── Provided records

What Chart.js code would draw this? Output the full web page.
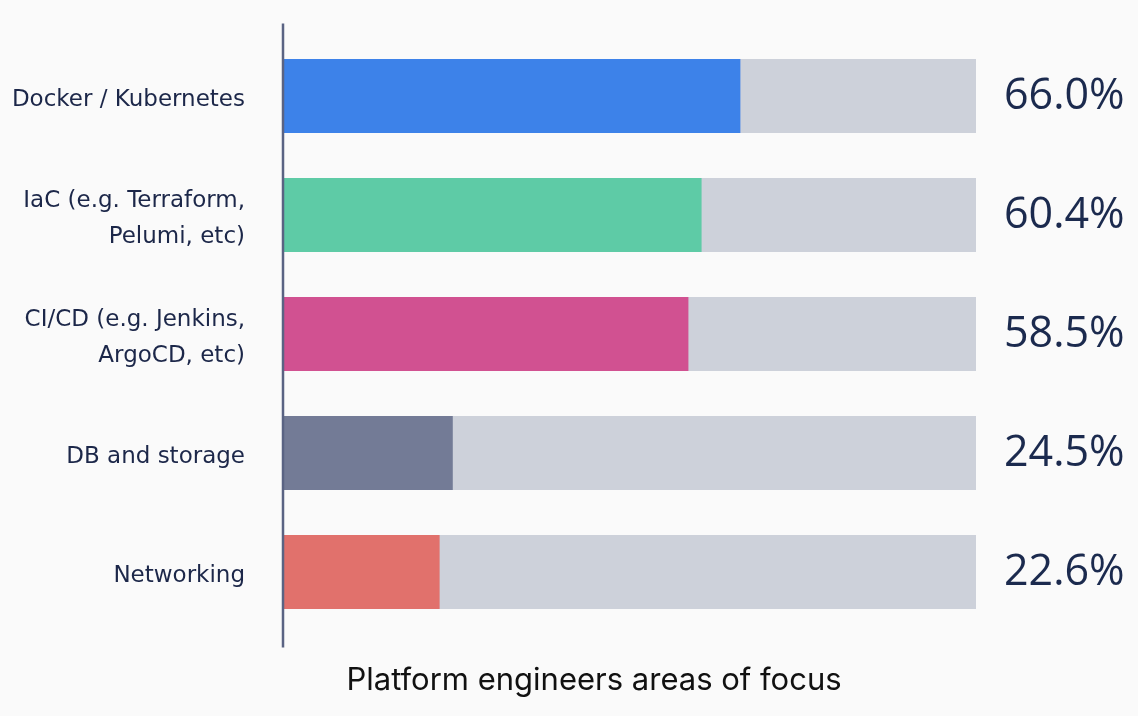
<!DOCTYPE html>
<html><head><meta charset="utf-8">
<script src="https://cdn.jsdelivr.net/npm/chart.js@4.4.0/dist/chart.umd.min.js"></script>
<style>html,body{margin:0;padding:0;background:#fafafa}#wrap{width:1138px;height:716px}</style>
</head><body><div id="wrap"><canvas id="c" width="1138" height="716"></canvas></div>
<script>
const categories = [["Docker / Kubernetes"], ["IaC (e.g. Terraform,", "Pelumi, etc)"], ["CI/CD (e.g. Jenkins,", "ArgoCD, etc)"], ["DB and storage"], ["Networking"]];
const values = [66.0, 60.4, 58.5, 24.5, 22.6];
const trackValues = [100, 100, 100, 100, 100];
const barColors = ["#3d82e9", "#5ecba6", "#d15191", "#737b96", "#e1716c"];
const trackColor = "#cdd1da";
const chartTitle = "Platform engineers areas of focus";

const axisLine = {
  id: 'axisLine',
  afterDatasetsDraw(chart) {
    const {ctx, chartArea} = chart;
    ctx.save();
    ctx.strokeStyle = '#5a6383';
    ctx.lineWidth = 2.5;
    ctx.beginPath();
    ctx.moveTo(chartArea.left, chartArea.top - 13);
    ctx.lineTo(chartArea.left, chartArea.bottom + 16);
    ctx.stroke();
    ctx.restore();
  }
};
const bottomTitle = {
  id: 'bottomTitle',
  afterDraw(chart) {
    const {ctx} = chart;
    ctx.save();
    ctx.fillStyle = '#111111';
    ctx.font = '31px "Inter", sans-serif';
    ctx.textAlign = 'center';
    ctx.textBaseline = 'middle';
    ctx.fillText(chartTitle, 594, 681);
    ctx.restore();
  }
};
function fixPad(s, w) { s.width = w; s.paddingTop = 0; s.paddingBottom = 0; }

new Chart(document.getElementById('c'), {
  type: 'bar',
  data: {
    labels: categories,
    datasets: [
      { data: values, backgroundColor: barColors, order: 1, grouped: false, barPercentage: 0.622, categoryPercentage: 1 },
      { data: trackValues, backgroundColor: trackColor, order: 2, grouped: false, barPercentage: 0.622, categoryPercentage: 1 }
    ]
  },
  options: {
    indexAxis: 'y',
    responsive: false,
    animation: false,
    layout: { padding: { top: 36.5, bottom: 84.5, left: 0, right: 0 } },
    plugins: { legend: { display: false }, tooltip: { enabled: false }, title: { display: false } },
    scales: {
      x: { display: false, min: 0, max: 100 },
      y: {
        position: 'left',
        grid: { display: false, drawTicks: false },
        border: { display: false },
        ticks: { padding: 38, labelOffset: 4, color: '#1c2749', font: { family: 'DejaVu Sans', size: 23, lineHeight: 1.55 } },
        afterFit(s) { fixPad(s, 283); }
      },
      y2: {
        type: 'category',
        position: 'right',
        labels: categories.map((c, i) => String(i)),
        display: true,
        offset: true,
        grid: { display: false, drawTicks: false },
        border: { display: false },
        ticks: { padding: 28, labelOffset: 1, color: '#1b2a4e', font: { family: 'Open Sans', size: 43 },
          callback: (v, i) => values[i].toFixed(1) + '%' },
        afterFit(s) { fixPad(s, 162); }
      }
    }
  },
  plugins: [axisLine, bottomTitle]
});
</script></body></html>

────
── Provided records

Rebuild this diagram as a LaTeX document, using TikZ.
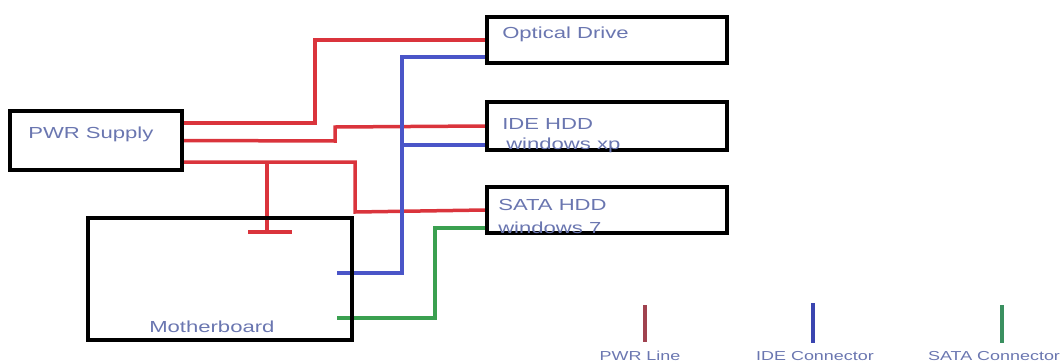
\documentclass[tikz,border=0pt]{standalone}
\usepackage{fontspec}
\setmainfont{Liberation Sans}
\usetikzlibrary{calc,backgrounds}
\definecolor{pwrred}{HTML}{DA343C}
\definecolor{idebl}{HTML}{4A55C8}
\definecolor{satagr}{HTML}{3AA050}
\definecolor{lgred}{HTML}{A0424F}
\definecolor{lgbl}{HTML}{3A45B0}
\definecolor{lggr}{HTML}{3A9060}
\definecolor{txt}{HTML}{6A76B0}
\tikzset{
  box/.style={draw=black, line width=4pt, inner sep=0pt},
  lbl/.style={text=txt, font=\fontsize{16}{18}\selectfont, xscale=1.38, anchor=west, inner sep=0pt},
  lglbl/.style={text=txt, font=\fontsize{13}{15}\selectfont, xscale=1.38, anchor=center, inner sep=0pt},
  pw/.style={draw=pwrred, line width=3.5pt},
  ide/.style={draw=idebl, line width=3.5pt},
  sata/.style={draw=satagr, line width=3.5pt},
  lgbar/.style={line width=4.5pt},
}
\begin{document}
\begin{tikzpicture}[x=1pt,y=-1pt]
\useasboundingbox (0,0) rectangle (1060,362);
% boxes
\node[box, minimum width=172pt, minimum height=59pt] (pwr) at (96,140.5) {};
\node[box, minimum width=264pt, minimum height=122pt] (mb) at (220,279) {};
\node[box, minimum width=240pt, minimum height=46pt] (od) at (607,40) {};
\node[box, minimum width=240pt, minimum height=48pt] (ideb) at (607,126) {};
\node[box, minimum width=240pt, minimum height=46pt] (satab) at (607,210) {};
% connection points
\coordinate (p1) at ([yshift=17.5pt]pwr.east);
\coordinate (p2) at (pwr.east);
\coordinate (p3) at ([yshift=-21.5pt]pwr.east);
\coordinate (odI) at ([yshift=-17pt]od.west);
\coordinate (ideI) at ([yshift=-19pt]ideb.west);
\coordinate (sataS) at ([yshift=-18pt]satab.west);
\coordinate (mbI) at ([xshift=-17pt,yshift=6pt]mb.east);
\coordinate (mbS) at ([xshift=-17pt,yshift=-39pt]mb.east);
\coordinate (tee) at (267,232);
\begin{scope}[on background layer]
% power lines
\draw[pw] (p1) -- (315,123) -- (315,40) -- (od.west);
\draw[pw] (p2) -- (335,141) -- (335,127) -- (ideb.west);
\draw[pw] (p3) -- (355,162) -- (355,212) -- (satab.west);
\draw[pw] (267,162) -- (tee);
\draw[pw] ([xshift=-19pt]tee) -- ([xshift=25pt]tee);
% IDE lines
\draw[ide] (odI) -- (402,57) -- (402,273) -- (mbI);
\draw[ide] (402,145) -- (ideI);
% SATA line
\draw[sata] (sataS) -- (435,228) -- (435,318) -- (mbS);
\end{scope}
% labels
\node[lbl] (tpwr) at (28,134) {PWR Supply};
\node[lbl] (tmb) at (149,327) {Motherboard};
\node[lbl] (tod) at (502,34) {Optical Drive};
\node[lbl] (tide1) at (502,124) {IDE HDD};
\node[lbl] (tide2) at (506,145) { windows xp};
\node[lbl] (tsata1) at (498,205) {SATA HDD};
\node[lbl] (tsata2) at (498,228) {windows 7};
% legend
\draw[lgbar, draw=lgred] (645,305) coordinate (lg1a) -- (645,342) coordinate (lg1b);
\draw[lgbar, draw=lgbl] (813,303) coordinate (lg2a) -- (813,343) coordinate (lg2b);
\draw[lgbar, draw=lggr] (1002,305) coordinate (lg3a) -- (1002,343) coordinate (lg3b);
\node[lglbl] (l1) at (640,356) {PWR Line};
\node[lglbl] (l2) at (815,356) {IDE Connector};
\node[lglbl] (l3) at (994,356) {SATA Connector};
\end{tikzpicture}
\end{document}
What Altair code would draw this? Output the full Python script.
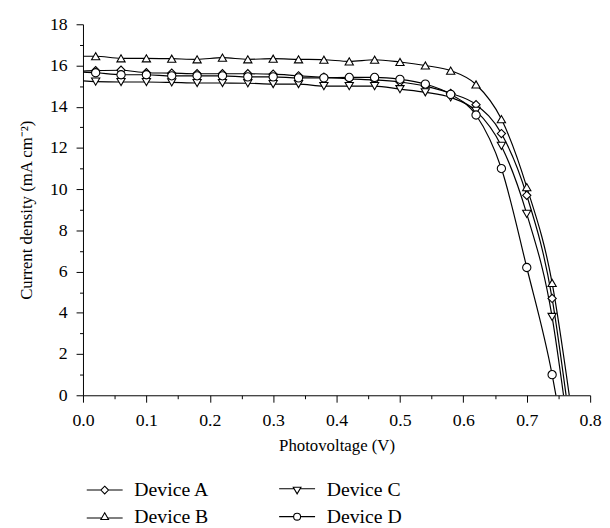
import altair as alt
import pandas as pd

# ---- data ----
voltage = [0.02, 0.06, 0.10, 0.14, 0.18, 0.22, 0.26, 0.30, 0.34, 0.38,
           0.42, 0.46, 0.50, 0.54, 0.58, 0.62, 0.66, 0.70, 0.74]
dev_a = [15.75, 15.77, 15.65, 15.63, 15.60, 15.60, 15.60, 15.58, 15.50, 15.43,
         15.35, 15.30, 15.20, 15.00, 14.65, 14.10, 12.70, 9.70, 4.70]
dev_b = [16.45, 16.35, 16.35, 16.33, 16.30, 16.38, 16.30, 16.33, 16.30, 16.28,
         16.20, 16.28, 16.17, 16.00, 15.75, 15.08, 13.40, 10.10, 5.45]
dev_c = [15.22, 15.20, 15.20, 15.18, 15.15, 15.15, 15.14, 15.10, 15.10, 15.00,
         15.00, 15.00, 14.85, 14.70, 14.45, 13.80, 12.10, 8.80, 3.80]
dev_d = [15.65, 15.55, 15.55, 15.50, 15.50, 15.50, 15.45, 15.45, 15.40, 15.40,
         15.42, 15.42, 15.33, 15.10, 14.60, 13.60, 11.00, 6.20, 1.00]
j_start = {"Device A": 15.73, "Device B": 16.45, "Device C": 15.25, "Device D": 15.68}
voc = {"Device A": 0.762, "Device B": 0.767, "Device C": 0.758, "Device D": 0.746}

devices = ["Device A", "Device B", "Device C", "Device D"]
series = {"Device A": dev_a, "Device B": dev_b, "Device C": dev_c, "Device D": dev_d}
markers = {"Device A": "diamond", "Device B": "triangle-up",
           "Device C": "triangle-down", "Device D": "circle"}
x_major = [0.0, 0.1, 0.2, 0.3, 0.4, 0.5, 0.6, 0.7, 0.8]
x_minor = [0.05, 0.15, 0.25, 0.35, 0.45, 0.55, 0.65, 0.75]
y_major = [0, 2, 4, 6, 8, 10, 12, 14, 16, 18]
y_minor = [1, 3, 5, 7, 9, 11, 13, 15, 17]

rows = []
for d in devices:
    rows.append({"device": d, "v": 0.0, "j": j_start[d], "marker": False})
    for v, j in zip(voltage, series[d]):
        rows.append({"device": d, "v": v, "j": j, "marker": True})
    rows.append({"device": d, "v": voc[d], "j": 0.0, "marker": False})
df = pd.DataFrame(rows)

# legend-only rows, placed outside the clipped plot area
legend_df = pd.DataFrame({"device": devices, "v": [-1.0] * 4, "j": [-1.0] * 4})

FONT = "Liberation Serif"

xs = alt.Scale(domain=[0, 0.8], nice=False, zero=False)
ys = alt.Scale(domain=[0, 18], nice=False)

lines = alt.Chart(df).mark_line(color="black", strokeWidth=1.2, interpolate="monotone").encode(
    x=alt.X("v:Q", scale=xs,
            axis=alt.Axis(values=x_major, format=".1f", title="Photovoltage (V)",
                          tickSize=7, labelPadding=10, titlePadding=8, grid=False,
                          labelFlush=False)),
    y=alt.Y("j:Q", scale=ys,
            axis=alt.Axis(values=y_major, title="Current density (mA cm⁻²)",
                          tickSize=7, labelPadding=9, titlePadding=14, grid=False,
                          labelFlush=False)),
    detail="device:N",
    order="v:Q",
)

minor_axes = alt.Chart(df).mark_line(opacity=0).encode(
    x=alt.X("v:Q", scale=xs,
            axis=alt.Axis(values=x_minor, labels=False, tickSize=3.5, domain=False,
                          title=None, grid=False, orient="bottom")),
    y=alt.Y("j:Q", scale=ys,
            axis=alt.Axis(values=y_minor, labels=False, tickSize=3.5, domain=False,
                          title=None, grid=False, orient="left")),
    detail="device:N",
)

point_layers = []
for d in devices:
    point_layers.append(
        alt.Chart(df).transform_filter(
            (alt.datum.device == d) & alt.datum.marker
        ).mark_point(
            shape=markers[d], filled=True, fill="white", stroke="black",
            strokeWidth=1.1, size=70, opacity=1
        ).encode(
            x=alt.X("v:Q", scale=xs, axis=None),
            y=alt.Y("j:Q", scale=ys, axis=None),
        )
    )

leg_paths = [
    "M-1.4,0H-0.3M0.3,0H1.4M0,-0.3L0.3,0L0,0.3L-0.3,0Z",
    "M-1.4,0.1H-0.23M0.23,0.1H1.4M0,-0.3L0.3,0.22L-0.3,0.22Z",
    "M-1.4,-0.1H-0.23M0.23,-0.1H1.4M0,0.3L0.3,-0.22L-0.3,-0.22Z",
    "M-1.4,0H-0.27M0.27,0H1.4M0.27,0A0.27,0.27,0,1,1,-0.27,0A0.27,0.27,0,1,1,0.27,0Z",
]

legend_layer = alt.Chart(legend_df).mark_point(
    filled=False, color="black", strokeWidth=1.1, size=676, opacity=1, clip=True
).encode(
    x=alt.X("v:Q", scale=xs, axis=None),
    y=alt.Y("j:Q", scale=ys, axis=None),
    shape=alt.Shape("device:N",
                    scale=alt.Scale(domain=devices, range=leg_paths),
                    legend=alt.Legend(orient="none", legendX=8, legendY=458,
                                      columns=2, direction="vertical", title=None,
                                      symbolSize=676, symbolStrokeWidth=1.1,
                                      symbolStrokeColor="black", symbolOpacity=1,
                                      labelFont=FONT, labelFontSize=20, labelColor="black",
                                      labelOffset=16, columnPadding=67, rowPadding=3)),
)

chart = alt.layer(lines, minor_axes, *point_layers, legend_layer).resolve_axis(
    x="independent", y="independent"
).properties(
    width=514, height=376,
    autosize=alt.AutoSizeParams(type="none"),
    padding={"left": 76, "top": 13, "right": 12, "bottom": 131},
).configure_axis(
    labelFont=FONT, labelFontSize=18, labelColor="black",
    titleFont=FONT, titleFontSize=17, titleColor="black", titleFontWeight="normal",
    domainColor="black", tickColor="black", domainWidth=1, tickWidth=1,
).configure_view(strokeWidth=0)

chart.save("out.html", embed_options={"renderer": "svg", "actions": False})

────

Task objective
Give again, word for word, the part that opens with the line containing "What Altair code" and closes with the one containing "import pandas as pd". Include both of those lines and skip all pictures.

Task result
What Altair code would draw this? Output the full Python script.
import altair as alt
import pandas as pd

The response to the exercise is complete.